In this YA novel, when 17-year-old Crusa returns home after graduating from an elite military academy, she finds herself embroiled in all sorts of family drama.
Thrown back into her huge extended family after time away at military school, Crusa is all set to marry Andrew, a good boy from another respectable family, whom her relatives have arranged for her to wed. But things get complicated when she falls in love with Lium, her roguish, bad-boy bodyguard provided by her family. The romantic setup is funny in parts and moving in others, but it ultimately feels a little too familiar. Luckily, it’s not the book’s sole focus. Different situations with Crusa’s family and her appetite for adventure make for several entertaining side plots.
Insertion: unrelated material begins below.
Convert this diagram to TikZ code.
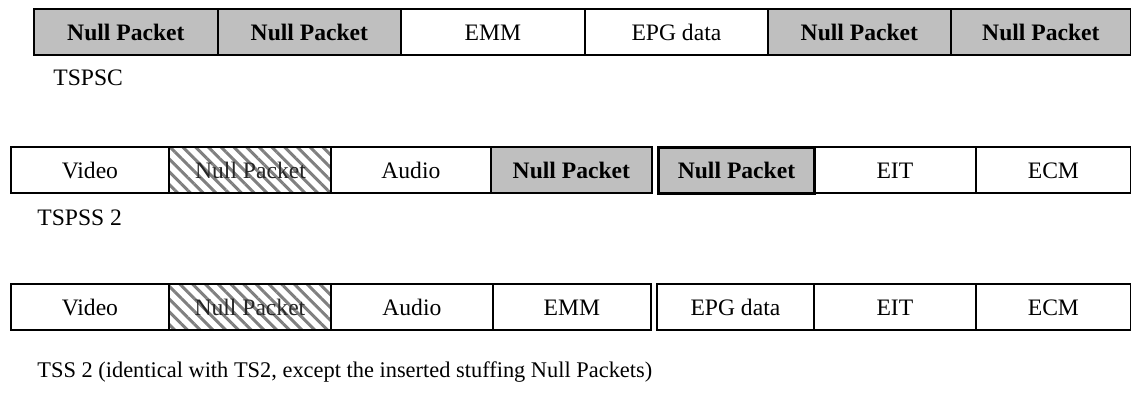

Though set in a somewhat futuristic alternate reality, the good story doesn’t get bogged down with details of the world, instead focusing on Crusa, her family and the dilemmas that surround them. Much of the novel is written in fast-paced dialogue, which can be confusing, although it’s entertaining more often than not. Crusa is supposed to be a self-assured, headstrong young woman—an appealing characterization, though her internal thoughts often only feature her telling readers how intelligent she is. Her voice doesn’t convey any sort of depth of thought, and she often states the obvious or makes jokes that fall flat. The narrative could have highlighted Crusa’s intelligence by having her see something unexpected or revelatory in her world. Nonetheless, even though her smarts don’t always come across in her voice, she’s a girl worth following, and her story makes for a compelling read.
A flawed but heartfelt YA novel with a memorable heroine.